During the Wisconsin Ice Age, the weight of the ice on the earth’s crust was so great it pushed the crust down several hundred feet into the semi-liquid mantle. As the ice melted and the weight relieved, the earth’s crust began to spring back in a phenomenon known as “isostatic rebound.”
A few species of plants and animals enduring frigid arctic conditions near the glaciers may have survived to recolonize the land as the ice retreated. For the most part, however, life had to return from afar. Plants and animals overcame physical barriers such as saltwater, mountains and the remaining ice fields to get here. It's believed mountain goats may have been the first land mammals to find their way into the bay by crossing the mountains from the Lynn Canal area.
All of Glacier Bay's new immigrants had to cope with ecological barriers such as cold temperatures, lack of water, inadequate food sources and poor soils. Living conditions in Glacier Bay continued to be harsh. Studies of pollen buried in lake sediments and bogs have provided a detailed record of the recovery of communities after the ice. For several thousand years, tundra and pine-alder scrub dominated the post-glacial landscape. By 9,000 years ago, spruce-hemlock forests had developed, suggesting that by then the climate was approaching the present wet and mild conditions. By 5,000 years ago, peat lands were forming along Icy Strait and glaciers were beginning to advance again into upper Glacier Bay.

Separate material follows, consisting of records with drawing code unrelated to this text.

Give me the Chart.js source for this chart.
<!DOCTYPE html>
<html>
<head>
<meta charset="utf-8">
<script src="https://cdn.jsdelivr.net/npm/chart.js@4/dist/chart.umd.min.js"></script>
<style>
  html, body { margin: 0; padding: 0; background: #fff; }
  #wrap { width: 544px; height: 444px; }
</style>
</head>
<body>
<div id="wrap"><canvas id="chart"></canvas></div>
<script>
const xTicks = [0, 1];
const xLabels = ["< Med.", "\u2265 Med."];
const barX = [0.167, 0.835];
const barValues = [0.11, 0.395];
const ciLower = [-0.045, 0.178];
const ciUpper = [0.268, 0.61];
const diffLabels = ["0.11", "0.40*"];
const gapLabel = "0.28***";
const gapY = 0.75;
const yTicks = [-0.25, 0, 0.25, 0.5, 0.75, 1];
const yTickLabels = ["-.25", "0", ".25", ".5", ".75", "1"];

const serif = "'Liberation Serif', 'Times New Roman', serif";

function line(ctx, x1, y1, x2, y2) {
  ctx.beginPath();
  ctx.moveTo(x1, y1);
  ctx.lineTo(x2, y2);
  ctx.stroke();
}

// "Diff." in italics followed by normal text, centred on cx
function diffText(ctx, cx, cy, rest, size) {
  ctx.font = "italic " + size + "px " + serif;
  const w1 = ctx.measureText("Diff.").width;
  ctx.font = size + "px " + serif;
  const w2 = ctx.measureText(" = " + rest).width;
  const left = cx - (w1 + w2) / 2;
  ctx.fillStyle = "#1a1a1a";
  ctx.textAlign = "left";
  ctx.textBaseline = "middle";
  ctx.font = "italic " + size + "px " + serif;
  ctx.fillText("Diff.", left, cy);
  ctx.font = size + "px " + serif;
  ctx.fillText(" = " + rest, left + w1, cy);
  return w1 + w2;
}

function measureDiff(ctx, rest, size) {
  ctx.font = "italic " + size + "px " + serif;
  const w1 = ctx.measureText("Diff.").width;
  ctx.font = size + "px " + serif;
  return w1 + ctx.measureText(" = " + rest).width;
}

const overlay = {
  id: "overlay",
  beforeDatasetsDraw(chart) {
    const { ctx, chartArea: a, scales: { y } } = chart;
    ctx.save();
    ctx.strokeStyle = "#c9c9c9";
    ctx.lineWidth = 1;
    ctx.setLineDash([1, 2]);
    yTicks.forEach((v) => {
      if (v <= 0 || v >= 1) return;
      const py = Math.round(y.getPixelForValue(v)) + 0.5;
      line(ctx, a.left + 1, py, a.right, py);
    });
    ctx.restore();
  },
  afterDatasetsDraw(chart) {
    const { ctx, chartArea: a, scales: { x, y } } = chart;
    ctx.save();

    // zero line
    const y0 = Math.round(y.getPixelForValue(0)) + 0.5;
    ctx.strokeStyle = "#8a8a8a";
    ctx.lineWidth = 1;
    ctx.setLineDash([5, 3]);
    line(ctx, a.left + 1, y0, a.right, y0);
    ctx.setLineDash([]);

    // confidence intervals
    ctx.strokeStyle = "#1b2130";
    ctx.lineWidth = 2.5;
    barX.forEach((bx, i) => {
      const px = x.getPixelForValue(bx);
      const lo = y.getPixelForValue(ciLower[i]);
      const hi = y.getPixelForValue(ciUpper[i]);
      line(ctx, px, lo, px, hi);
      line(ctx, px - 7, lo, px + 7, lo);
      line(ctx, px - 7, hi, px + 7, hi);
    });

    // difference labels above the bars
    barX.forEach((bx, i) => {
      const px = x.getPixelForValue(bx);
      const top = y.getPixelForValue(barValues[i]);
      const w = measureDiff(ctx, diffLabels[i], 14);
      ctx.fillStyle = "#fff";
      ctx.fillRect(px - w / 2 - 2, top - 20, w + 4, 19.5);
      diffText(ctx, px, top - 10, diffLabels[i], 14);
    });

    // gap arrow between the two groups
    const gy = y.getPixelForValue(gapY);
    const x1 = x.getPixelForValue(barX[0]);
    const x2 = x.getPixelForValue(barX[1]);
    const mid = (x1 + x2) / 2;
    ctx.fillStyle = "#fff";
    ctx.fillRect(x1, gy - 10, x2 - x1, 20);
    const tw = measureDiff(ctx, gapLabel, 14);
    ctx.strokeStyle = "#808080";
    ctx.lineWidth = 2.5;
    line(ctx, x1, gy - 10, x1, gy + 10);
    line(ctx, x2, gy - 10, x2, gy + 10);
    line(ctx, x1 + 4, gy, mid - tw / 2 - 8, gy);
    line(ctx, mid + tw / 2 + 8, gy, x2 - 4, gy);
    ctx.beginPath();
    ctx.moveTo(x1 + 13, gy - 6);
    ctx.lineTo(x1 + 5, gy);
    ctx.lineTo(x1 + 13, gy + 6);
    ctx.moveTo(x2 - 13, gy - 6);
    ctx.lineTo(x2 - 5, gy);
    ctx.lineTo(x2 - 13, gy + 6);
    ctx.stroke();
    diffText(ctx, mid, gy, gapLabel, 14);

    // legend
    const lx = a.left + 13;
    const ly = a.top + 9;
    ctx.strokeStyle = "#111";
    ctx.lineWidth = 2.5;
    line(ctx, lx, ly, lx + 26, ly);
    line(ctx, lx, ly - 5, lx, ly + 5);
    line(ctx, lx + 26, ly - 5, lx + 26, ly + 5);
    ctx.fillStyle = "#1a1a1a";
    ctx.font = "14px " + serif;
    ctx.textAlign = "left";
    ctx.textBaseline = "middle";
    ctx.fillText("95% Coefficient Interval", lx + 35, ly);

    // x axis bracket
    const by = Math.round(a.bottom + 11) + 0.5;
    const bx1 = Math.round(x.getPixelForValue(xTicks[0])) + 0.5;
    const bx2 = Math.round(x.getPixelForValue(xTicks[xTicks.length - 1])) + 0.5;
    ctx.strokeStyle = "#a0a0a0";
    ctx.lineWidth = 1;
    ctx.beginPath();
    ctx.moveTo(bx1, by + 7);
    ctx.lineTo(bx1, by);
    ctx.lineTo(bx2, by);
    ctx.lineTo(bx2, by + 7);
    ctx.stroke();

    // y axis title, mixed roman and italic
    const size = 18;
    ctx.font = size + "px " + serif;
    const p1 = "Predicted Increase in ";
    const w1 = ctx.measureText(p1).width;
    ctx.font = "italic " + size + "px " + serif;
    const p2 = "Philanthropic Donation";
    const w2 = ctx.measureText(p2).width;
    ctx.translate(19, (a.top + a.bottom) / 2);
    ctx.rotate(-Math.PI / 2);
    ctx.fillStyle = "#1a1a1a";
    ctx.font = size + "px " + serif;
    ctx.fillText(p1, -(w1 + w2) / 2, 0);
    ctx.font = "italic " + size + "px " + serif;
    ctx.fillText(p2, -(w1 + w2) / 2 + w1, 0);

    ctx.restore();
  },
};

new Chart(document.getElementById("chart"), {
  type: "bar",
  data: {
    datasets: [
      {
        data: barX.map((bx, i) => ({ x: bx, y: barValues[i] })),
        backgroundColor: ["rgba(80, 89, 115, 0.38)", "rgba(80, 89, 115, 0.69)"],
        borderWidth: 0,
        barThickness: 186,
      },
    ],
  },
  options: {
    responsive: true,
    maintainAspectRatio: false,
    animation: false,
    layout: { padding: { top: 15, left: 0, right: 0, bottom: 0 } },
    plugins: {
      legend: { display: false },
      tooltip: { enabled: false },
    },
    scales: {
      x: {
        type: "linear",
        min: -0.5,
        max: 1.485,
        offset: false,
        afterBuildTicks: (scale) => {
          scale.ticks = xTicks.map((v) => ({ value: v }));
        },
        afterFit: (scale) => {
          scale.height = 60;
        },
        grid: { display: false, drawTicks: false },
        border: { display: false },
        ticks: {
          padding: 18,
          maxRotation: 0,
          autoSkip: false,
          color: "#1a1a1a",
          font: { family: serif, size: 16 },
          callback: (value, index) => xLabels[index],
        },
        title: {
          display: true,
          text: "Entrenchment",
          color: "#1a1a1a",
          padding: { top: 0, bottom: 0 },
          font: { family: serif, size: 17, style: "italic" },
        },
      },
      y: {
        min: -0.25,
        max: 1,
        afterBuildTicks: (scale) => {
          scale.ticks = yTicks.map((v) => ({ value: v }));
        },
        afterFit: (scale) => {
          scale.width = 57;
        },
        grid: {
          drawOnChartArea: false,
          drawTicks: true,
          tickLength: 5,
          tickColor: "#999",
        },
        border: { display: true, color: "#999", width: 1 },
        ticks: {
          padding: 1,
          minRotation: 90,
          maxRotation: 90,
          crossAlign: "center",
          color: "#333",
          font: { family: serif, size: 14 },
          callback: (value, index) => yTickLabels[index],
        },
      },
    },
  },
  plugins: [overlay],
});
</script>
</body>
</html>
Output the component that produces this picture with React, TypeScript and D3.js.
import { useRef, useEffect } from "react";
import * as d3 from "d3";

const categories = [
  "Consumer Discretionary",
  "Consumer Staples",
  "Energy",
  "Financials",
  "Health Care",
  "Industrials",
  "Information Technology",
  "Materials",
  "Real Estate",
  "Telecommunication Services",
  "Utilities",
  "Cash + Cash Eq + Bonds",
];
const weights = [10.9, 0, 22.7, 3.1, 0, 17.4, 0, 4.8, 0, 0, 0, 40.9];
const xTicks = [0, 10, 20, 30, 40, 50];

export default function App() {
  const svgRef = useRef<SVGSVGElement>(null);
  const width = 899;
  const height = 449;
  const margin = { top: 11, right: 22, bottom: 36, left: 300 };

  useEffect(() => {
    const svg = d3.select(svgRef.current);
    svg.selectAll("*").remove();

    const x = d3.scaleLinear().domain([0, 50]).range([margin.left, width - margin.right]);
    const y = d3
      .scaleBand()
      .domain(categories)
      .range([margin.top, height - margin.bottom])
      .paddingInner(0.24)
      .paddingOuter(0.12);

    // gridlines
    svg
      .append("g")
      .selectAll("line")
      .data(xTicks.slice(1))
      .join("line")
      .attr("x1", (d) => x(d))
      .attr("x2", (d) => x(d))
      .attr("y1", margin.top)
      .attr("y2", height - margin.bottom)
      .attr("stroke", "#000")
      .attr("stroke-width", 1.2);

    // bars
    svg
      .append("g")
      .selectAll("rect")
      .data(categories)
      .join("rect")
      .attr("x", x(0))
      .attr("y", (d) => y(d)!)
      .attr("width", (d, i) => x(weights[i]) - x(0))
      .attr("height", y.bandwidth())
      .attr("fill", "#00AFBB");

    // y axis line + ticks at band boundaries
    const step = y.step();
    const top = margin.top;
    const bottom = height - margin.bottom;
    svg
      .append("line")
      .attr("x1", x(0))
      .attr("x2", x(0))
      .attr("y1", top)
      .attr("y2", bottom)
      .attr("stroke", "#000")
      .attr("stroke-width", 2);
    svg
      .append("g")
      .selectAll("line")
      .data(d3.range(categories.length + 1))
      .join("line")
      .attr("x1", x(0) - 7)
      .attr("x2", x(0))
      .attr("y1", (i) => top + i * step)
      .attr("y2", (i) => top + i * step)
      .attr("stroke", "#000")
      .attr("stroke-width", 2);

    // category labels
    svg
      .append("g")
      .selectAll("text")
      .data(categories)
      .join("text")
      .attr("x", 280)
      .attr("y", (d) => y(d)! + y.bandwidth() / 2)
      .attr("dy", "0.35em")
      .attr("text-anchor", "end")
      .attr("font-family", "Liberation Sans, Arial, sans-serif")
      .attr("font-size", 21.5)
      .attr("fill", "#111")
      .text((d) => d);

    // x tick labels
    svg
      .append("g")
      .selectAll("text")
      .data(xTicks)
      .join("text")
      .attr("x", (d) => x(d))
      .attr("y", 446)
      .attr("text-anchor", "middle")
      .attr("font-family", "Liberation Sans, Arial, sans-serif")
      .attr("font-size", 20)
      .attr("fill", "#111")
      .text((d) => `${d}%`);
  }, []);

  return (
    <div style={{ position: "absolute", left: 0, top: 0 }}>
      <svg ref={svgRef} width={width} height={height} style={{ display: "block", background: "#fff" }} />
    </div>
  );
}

All the while, the physical landscape was undergoing changes of its own. Post-Great Ice Age isostatic rebound, mountain-building and accumulation of sediments washed down from the uplands began extending valley bottoms, filling in fjords and connecting islands to the mainland. Where these sediments met the sea, waves and currents worked them into beaches and estuaries. It’s speculated that at this time it was getting easier for land animals to get into the area and survive here. Breeding sites for colonial birds and marine mammals probably became fewer. Thus, as forest species like deer and black bear became better established, puffins and sea lions diminished. Salmon began to find their way to the developing streams.
As of now, this story is very sketchily known, but deposits of animal bones in recently-discovered caves in southern Southeast Alaska have begun to provide a more detailed record of mammal and bird reoccupation of the land. This cave topography extends into the Glacier Bay area, but it remains almost totally unexplored at present.